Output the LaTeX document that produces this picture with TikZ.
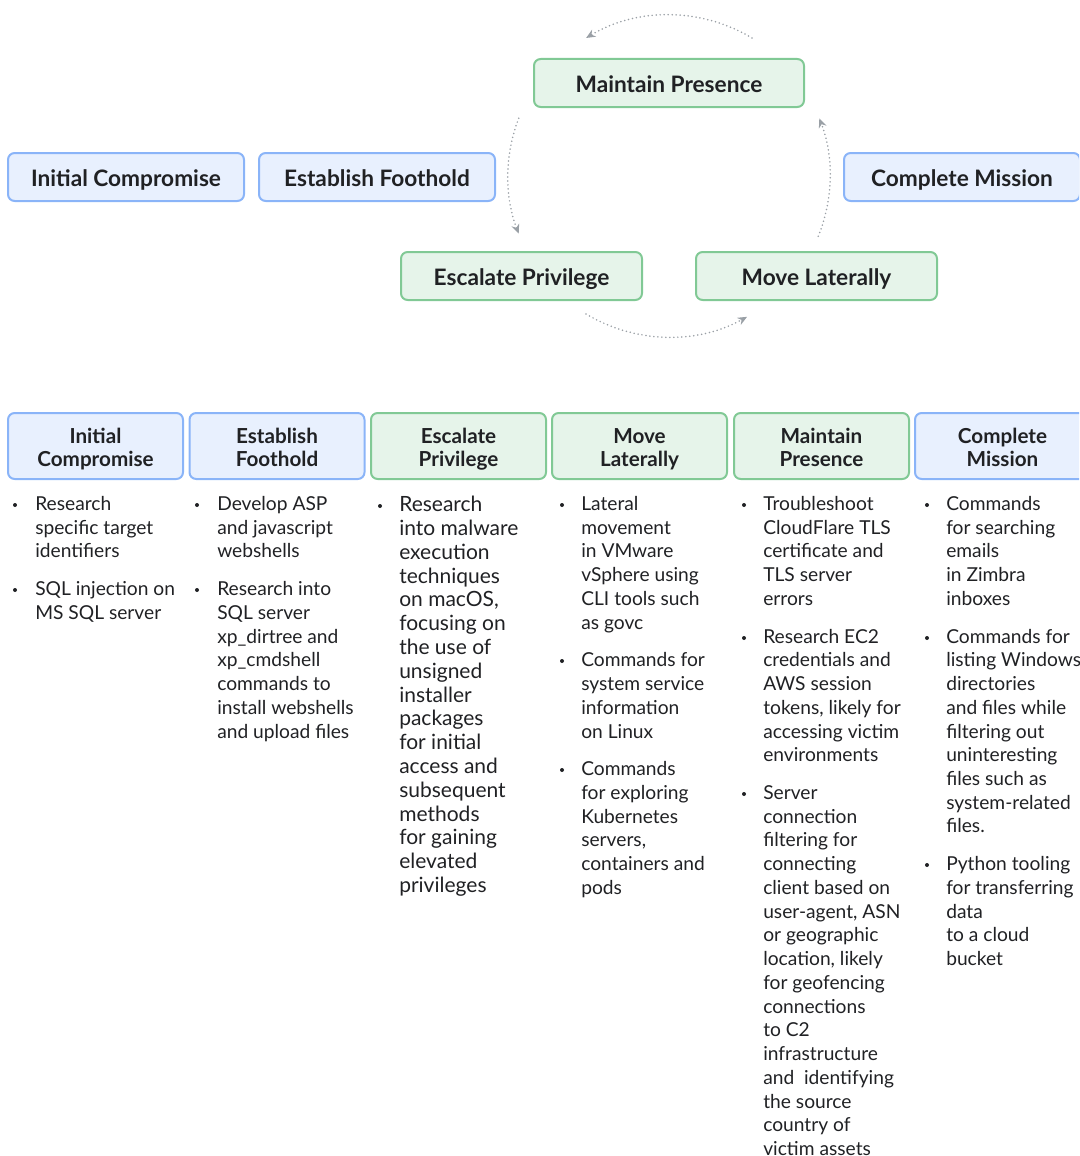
\documentclass[tikz,border=0pt]{standalone}
\usepackage{fontspec}
\setmainfont{Lato}
\usetikzlibrary{arrows.meta}
\definecolor{bluefill}{HTML}{E8F0FE}
\definecolor{blueline}{HTML}{8AB4F8}
\definecolor{greenfill}{HTML}{E6F4EA}
\definecolor{greenline}{HTML}{81C995}
\definecolor{ink}{HTML}{202124}
\definecolor{arrowgray}{HTML}{9AA0A6}
\tikzset{
  stage/.style={draw, rounded corners=5pt, line width=1.5pt, text=ink, minimum height=36pt, inner sep=0pt,
    text height=17pt, text depth=3pt, font=\bfseries\fontsize{17pt}{20pt}\selectfont},
  bluebox/.style={stage, fill=bluefill, draw=blueline},
  greenbox/.style={stage, fill=greenfill, draw=greenline},
  head/.style={minimum width=131.25pt, minimum height=49.5pt, align=center, text height=34pt, text depth=4pt,
    font=\bfseries\fontsize{15.5pt}{16.8pt}\selectfont},
  txt/.style={anchor=north west, inner sep=0pt, align=left, text=ink, font=\fontsize{14.4pt}{17.8pt}\selectfont},
  cyc/.style={arrowgray, line width=1.3pt, line cap=round, dash pattern=on 0pt off 3pt,
    -{Stealth[length=7pt,width=6pt]}}
}
\begin{document}
\begin{tikzpicture}[x=0.75pt,y=-0.75pt]
    \useasboundingbox (0,0) rectangle (1079,1156);
    \clip (0,0) rectangle (1079,1156);
    %% the cycle
    \node[bluebox, minimum width=177pt] (ic) at (126,177) {Initial Compromise};
    \node[bluebox, minimum width=177pt] (ef) at (377,177) {Establish Foothold};
    \node[greenbox, minimum width=202.5pt] (mp) at (669,83) {Maintain Presence};
    \node[bluebox, minimum width=177pt] (cm) at (962,177) {Complete Mission};
    \node[greenbox, minimum width=180.75pt] (ep) at (521.5,276) {Escalate Privilege};
    \node[greenbox, minimum width=180.75pt] (ml) at (816.5,276) {Move Laterally};
    %% dotted arcs round the centre
    \coordinate (ctr) at (669,176);
    \draw[cyc] (ctr) ++(-59:161) arc[start angle=-59, end angle=-121, radius=161];
    \draw[cyc] (ctr) ++(-159:161) arc[start angle=-159, end angle=-201, radius=161];
    \draw[cyc] (ctr) ++(-239:161) arc[start angle=-239, end angle=-299, radius=161];
    \draw[cyc] (ctr) ++(22:161) arc[start angle=22, end angle=-21, radius=161];
    %% table heads
    \node[bluebox, head] (h1) at (95.5,446) {Initial\\Compromise};
    \node[bluebox, head] (h2) at (277,446) {Establish\\Foothold};
    \node[greenbox, head] (h3) at (458.5,446) {Escalate\\Privilege};
    \node[greenbox, head] (h4) at (639.5,446) {Move\\Laterally};
    \node[greenbox, head] (h5) at (821.5,446) {Maintain\\Presence};
    \node[bluebox, head] (h6) at (1002.5,446) {Complete\\Mission};
    %% bullets
    \fill[ink] (15,505) circle (2) (15,590) circle (2);
    \fill[ink] (197,505) circle (2) (197,590) circle (2);
    \fill[ink] (380,506) circle (2);
    \fill[ink] (562,505) circle (2) (562,661) circle (2) (562,770) circle (2);
    \fill[ink] (744,505) circle (2) (744,638) circle (2) (744,794) circle (2);
    \fill[ink] (927,505) circle (2) (927,638) circle (2) (927,865) circle (2);
    %% column texts
    \node[txt] (t1) at (35,496) {Research\\specific target\\identifiers\\[10.5pt]SQL injection on\\MS SQL server};
    \node[txt] (t2) at (217,496) {Develop ASP\\and javascript\\webshells\\[10.5pt]Research into\\SQL server\\xp\_dirtree and\\xp\_cmdshell\\commands to\\install webshells\\and upload files};
    \node[txt, font=\fontsize{15.75pt}{17.85pt}\selectfont] (t3) at (399,496) {Research\\into malware\\execution\\techniques\\on macOS,\\focusing on\\the use of\\unsigned\\installer\\packages\\for initial\\access and\\subsequent\\methods\\for gaining\\elevated\\privileges};
    \node[txt] (t4) at (581,496) {Lateral\\movement\\in VMware\\vSphere using\\CLI tools such\\as govc\\[10.5pt]Commands for\\system service\\information\\on Linux\\[10.5pt]Commands\\for exploring\\Kubernetes\\servers,\\containers and\\pods};
    \node[txt] (t5) at (763,496) {Troubleshoot\\CloudFlare TLS\\certificate and\\TLS server\\errors\\[10.5pt]Research EC2\\credentials and\\AWS session\\tokens, likely for\\accessing victim\\environments\\[10.5pt]Server\\connection\\filtering for\\connecting\\client based on\\user-agent, ASN\\or geographic\\location, likely\\for geofencing\\connections\\to C2\\infrastructure\\and~ identifying\\the source\\country of\\victim assets};
    \node[txt] (t6) at (946,496) {Commands\\for searching\\emails\\in Zimbra\\inboxes\\[10.5pt]Commands for\\listing Windows\\directories\\and files while\\filtering out\\uninteresting\\files such as\\system-related\\files.\\[10.5pt]Python tooling\\for transferring\\data\\to a cloud\\bucket};
\end{tikzpicture}
\end{document}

▶ _Task requirements_: Without including any picture, repeat the data exactly.

▶ _Result of this task_:
Output the LaTeX document that produces this picture with TikZ.
\documentclass[tikz,border=0pt]{standalone}
\usepackage{fontspec}
\setmainfont{Lato}
\usetikzlibrary{arrows.meta}
\definecolor{bluefill}{HTML}{E8F0FE}
\definecolor{blueline}{HTML}{8AB4F8}
\definecolor{greenfill}{HTML}{E6F4EA}
\definecolor{greenline}{HTML}{81C995}
\definecolor{ink}{HTML}{202124}
\definecolor{arrowgray}{HTML}{9AA0A6}
\tikzset{
  stage/.style={draw, rounded corners=5pt, line width=1.5pt, text=ink, minimum height=36pt, inner sep=0pt,
    text height=17pt, text depth=3pt, font=\bfseries\fontsize{17pt}{20pt}\selectfont},
  bluebox/.style={stage, fill=bluefill, draw=blueline},
  greenbox/.style={stage, fill=greenfill, draw=greenline},
  head/.style={minimum width=131.25pt, minimum height=49.5pt, align=center, text height=34pt, text depth=4pt,
    font=\bfseries\fontsize{15.5pt}{16.8pt}\selectfont},
  txt/.style={anchor=north west, inner sep=0pt, align=left, text=ink, font=\fontsize{14.4pt}{17.8pt}\selectfont},
  cyc/.style={arrowgray, line width=1.3pt, line cap=round, dash pattern=on 0pt off 3pt,
    -{Stealth[length=7pt,width=6pt]}}
}
\begin{document}
\begin{tikzpicture}[x=0.75pt,y=-0.75pt]
    \useasboundingbox (0,0) rectangle (1079,1156);
    \clip (0,0) rectangle (1079,1156);
    %% the cycle
    \node[bluebox, minimum width=177pt] (ic) at (126,177) {Initial Compromise};
    \node[bluebox, minimum width=177pt] (ef) at (377,177) {Establish Foothold};
    \node[greenbox, minimum width=202.5pt] (mp) at (669,83) {Maintain Presence};
    \node[bluebox, minimum width=177pt] (cm) at (962,177) {Complete Mission};
    \node[greenbox, minimum width=180.75pt] (ep) at (521.5,276) {Escalate Privilege};
    \node[greenbox, minimum width=180.75pt] (ml) at (816.5,276) {Move Laterally};
    %% dotted arcs round the centre
    \coordinate (ctr) at (669,176);
    \draw[cyc] (ctr) ++(-59:161) arc[start angle=-59, end angle=-121, radius=161];
    \draw[cyc] (ctr) ++(-159:161) arc[start angle=-159, end angle=-201, radius=161];
    \draw[cyc] (ctr) ++(-239:161) arc[start angle=-239, end angle=-299, radius=161];
    \draw[cyc] (ctr) ++(22:161) arc[start angle=22, end angle=-21, radius=161];
    %% table heads
    \node[bluebox, head] (h1) at (95.5,446) {Initial\\Compromise};
    \node[bluebox, head] (h2) at (277,446) {Establish\\Foothold};
    \node[greenbox, head] (h3) at (458.5,446) {Escalate\\Privilege};
    \node[greenbox, head] (h4) at (639.5,446) {Move\\Laterally};
    \node[greenbox, head] (h5) at (821.5,446) {Maintain\\Presence};
    \node[bluebox, head] (h6) at (1002.5,446) {Complete\\Mission};
    %% bullets
    \fill[ink] (15,505) circle (2) (15,590) circle (2);
    \fill[ink] (197,505) circle (2) (197,590) circle (2);
    \fill[ink] (380,506) circle (2);
    \fill[ink] (562,505) circle (2) (562,661) circle (2) (562,770) circle (2);
    \fill[ink] (744,505) circle (2) (744,638) circle (2) (744,794) circle (2);
    \fill[ink] (927,505) circle (2) (927,638) circle (2) (927,865) circle (2);
    %% column texts
    \node[txt] (t1) at (35,496) {Research\\specific target\\identifiers\\[10.5pt]SQL injection on\\MS SQL server};
    \node[txt] (t2) at (217,496) {Develop ASP\\and javascript\\webshells\\[10.5pt]Research into\\SQL server\\xp\_dirtree and\\xp\_cmdshell\\commands to\\install webshells\\and upload files};
    \node[txt, font=\fontsize{15.75pt}{17.85pt}\selectfont] (t3) at (399,496) {Research\\into malware\\execution\\techniques\\on macOS,\\focusing on\\the use of\\unsigned\\installer\\packages\\for initial\\access and\\subsequent\\methods\\for gaining\\elevated\\privileges};
    \node[txt] (t4) at (581,496) {Lateral\\movement\\in VMware\\vSphere using\\CLI tools such\\as govc\\[10.5pt]Commands for\\system service\\information\\on Linux\\[10.5pt]Commands\\for exploring\\Kubernetes\\servers,\\containers and\\pods};
    \node[txt] (t5) at (763,496) {Troubleshoot\\CloudFlare TLS\\certificate and\\TLS server\\errors\\[10.5pt]Research EC2\\credentials and\\AWS session\\tokens, likely for\\accessing victim\\environments\\[10.5pt]Server\\connection\\filtering for\\connecting\\client based on\\user-agent, ASN\\or geographic\\location, likely\\for geofencing\\connections\\to C2\\infrastructure\\and~ identifying\\the source\\country of\\victim assets};
    \node[txt] (t6) at (946,496) {Commands\\for searching\\emails\\in Zimbra\\inboxes\\[10.5pt]Commands for\\listing Windows\\directories\\and files while\\filtering out\\uninteresting\\files such as\\system-related\\files.\\[10.5pt]Python tooling\\for transferring\\data\\to a cloud\\bucket};
\end{tikzpicture}
\end{document}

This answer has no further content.